The campaign has watched all the previous presidential-candidate town halls with CNN anchor Chris Cuomo, is ready to stake out starkly different territory than the major-party nominees on the long-term unsustainability of entitlements and debt, and is probably more pleased than many libertarians that the former prosecutor Weld responded to the Orlando shootings with a plan to create a special anti-terrorism task force.

"It's something that I saw as governor, and something that I've seen repeat itself many times," Johnson said. "When something like that happens, you've got to have an answer, you can't just not have an answer. You can't say that it's acceptable, you've got to have something to say going forward. So I thought that Bill Weld actually had a pretty decent response to that." And the more we learn about how the FBI handled the case, the more critical questions can be raised. "They had to have fucked up," he said.

I asked whether the campaign feels like it has won the poll war, given their frequent inclusion and increasing numbers, and Johnson was adamant: "No!

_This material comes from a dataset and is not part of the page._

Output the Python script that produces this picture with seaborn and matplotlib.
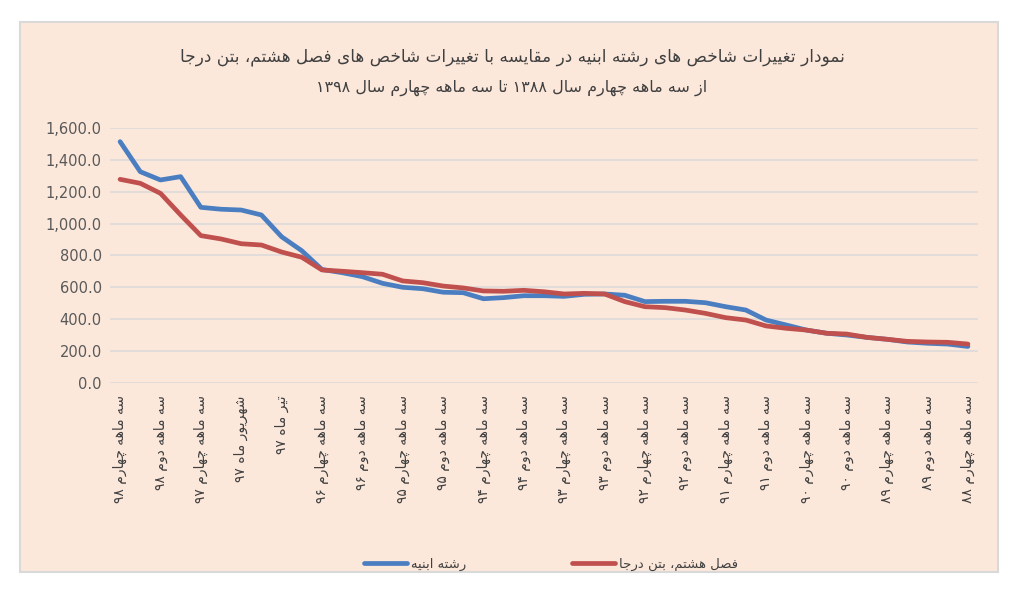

It's still one out of five polls, one out of six polls that we're in," he said. "Every day you'll see a poll—40 for Hillary, and 39 for Trump—well, where's the other 21?"

The results that have come in have been encouraging. "It is going up," Johnson said. "If you even go back three weeks ago…the consensus number might have been at 6, and now it's at 10. And that really is significant."

Some of the bumps in the numbers so far can be attributed to Donald Trump sewing up the Republican nomination in Indiana ("That was a 5,000 percent increase in Google hits overnight") and Weld winning the vice presidential nomination. But another potential boost is yet to come. "The last one to fall is Bernie Sanders," Johnson said. "I mean he's still not out—the Bernie Sanders vote hasn't gone anywhere yet….Until he actually drops out, or Hillary is the nominee, that event won't occur."